All you have to do is write 650 to 700 words a week - any subject - in your own time, and meet the deadline (noon every Sunday, which is when I put this "drivel" together, in my own time).

No excuses for being late. You must deliver, even if you can't string two words together, or you can't get to your computer for beer cans and pizza boxes.

Oh, just one thing. There's no pay (because I don't get a penny extra for doing it), and you have to keep it up every week for at least six years (which I have, so far).

You also have to put your real name to it (with picture), and take the flak. It has to be legally sound (no racism, sexism or any -ism) and we do ask that you are at least a little literate.

Decent spelling and punctuation would help, but we don't expect miracles these days.

My column last week about getting in touch with my masculine side has attracted a few comments from sad sacks on the website. They were not very erudite, but some of them did manage two-word sentences.
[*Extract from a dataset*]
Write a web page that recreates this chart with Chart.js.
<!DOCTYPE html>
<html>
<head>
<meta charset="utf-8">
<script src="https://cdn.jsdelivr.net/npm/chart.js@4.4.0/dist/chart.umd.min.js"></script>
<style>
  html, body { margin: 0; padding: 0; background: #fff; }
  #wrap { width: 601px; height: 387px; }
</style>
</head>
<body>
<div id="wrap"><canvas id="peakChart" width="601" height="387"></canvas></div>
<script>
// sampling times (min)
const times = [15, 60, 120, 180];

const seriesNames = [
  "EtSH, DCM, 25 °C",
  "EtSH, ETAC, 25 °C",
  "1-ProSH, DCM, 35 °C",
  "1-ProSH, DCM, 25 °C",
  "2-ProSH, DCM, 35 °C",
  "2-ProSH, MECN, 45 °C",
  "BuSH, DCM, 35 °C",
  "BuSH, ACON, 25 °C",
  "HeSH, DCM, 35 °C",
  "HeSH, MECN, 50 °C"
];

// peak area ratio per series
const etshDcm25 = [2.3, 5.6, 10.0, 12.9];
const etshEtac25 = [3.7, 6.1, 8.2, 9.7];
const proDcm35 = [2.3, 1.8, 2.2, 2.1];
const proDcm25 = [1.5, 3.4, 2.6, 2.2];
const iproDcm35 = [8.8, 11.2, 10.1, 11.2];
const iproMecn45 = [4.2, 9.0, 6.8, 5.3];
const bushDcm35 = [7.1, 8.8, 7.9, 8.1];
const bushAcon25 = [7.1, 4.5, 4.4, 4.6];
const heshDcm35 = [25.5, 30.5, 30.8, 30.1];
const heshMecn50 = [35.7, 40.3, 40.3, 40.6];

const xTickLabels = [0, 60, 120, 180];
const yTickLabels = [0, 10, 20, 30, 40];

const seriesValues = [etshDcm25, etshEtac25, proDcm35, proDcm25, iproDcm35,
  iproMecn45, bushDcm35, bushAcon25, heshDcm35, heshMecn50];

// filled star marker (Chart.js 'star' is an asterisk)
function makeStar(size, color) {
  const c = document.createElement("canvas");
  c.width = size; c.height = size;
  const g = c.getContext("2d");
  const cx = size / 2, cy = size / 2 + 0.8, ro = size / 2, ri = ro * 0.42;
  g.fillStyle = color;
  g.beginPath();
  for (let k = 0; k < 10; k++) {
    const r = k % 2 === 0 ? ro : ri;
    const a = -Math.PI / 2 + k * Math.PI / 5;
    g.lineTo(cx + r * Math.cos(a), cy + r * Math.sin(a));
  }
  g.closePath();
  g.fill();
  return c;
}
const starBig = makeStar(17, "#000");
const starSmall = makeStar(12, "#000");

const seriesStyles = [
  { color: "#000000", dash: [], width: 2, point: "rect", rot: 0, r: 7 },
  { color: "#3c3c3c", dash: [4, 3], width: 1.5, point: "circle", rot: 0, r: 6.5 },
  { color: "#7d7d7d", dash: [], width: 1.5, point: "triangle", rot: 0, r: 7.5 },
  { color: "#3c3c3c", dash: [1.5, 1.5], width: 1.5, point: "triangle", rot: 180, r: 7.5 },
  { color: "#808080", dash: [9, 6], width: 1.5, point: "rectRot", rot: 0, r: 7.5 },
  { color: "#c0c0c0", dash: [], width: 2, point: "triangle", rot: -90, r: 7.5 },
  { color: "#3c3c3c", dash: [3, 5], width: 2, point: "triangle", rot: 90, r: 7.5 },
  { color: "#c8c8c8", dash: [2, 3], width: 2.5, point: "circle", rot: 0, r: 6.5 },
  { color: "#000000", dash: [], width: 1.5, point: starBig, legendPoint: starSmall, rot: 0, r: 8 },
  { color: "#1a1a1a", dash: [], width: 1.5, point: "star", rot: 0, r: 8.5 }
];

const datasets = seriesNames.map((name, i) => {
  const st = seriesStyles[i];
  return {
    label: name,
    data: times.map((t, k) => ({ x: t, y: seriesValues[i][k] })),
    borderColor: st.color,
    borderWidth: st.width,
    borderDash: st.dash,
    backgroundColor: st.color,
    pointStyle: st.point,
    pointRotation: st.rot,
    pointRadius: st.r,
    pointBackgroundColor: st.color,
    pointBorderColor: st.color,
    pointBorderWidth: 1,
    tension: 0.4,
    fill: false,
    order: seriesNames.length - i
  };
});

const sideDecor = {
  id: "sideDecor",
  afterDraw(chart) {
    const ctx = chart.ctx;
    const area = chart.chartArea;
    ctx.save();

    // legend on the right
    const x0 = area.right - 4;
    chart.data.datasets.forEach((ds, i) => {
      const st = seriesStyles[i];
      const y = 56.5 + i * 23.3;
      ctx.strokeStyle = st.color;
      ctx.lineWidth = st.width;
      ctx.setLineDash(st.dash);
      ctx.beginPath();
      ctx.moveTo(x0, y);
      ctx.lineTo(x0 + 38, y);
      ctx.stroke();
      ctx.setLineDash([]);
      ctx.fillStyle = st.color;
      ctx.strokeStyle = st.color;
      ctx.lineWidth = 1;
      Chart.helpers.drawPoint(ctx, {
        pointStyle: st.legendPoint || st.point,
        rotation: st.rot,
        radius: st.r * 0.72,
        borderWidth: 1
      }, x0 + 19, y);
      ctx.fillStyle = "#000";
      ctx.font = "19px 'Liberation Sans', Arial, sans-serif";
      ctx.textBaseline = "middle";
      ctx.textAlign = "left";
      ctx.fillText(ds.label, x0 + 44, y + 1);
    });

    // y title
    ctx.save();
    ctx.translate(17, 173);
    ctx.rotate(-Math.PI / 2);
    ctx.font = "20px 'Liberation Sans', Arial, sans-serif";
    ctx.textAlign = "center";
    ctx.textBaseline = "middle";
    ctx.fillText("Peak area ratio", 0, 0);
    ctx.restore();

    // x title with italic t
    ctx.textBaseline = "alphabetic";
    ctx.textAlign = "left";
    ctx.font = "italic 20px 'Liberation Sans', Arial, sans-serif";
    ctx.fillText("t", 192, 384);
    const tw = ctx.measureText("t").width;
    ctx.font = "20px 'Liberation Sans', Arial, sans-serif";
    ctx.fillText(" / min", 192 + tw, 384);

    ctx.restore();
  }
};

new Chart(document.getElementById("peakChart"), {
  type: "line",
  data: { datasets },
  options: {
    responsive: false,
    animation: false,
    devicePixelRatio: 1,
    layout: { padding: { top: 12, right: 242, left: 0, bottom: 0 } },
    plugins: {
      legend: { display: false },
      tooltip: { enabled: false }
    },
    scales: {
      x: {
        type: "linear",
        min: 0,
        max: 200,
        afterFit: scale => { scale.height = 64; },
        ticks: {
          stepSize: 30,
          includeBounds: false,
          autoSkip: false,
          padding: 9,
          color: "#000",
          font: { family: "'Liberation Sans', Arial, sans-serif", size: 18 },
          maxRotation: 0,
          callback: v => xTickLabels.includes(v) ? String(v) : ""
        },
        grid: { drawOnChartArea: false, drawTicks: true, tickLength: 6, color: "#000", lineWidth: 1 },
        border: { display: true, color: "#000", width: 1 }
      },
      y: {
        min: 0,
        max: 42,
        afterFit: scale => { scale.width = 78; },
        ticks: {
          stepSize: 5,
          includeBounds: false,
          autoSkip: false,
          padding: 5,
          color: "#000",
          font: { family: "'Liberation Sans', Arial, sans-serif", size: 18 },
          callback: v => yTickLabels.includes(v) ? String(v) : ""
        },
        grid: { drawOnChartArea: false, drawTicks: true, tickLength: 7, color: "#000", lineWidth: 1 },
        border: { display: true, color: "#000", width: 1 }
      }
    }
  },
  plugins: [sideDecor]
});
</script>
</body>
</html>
My thanks to someone cowering behind the hopeful pseudonym, Cosmic Hero, who commented: "Yawn... men don't read it because it is drivel." And to the aptly-named Viper for his/her: "Drivel as well as sterotyping." (Viper's spelling, not mine.) Then there's "Jack". Ah, sad Jack. Such a bitter person, whose literary destruction of my column amounted to "also crap".
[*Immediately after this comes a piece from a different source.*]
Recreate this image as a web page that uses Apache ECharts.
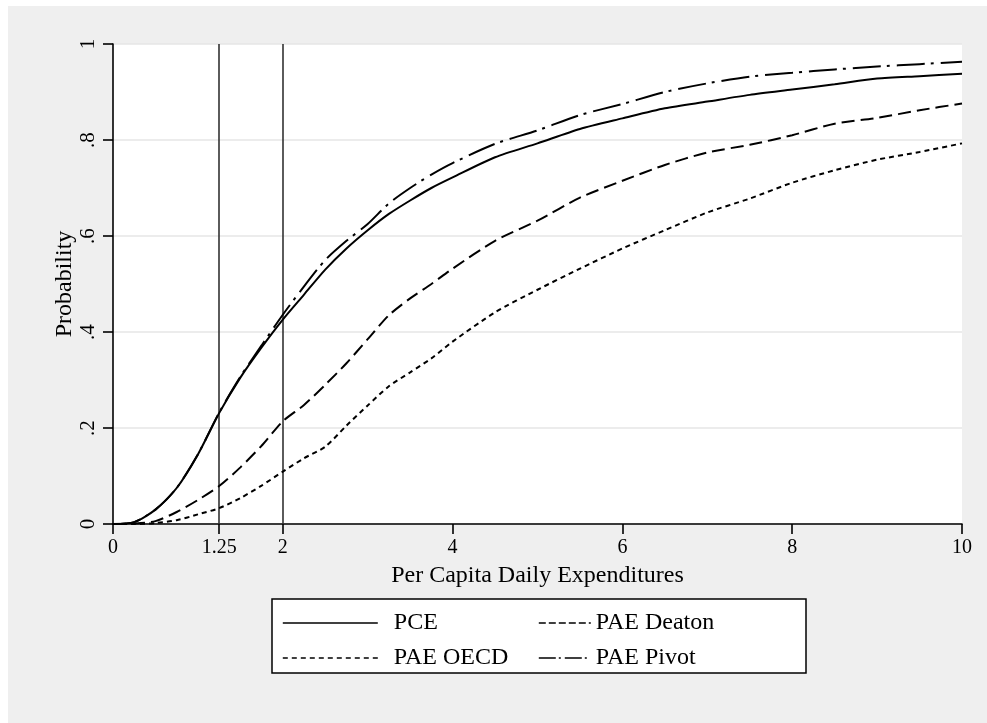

He - we presume it's a he', but who knows behind the coward's mask of anonymity - is the person whose busy life allows him to read the columns of virtually all my colleagues, and post comments like "You suck" or "piffle".

Sometimes he stretches his vocabulary to "your writing career is over", or "this article is entirely needless" in reviewing the work of my colleagues.
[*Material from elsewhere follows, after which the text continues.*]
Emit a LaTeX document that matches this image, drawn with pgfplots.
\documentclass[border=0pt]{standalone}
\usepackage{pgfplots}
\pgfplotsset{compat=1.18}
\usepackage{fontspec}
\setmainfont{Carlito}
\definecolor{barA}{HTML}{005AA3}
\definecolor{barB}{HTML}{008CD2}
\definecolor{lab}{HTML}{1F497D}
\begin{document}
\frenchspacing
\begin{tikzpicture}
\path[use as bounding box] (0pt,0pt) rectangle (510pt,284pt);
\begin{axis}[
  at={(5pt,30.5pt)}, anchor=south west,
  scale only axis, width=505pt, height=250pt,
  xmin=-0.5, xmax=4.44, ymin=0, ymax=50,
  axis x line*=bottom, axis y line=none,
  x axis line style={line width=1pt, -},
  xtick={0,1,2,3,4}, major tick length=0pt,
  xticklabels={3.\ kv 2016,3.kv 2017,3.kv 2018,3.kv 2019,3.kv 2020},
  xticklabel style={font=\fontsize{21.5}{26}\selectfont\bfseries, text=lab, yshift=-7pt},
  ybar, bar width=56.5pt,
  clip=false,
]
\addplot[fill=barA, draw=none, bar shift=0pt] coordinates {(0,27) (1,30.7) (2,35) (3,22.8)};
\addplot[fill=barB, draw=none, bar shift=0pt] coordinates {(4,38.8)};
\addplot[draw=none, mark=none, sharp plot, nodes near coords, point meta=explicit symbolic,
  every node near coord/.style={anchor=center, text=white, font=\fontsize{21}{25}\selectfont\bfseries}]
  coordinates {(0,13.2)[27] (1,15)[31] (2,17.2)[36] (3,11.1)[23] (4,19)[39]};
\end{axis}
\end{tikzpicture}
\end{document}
All very constructive criticism.

Trouble is, no one has yet managed to string a whole, meaningful sentence together.

And not one of these sourpuss surfers has yet had the courage to put their real name to their comments. Sorry, folks, it goes with the job.

It's a bit like the death threats that arrived from all around the world when I had the consummate gall to say tattoos did not look good on ageing bodies. When I politely replied - to an anonymous (naturally), venomous email - one American got friendly and said I should visit his son who was working in London and have a good time.

After all, he said, York was only just up the road from London.

That's the trouble with email. It is so instant and uncontrolled. In the good, old days of letter writing, there were so many filters, you could not send your message in a fit of pique when you had arrived home full of booze.

First you had to put pen to paper. Time to reflect while you put it in an envelope. And again, when you put a stamp on the envelope.

And on the walk to the post box, there was plenty of opportunity to ask: "Have I said the right thing?"

Also, anonymous letter writers never get anything published in newspapers.

With email, you can pour out torrents of abuse, and with one flick of a key send it irreversibly on its way.

Free speech is fine, but on website forums, for instance, vicious personal abuse and obscenities are spoiling it for the sensible majority.

The Press website forum was shut down once before for this reason. It can happen again.

So - out with the puerile (that means like a little boy) one-worders. Let me have examples of your work, and if they are good enough, we'll publish.

If you have a view, stand up and be counted - don't hide away in your computer garret behind a silly email pseudonym.

And if I haven't received a decent contender by noon on Sunday, there'll be a big blank nothing in this space next Tuesday.

"Hurrah, we don't have to put up with his drivel" - I thought I'd better get that in before my biggest fan, Jack.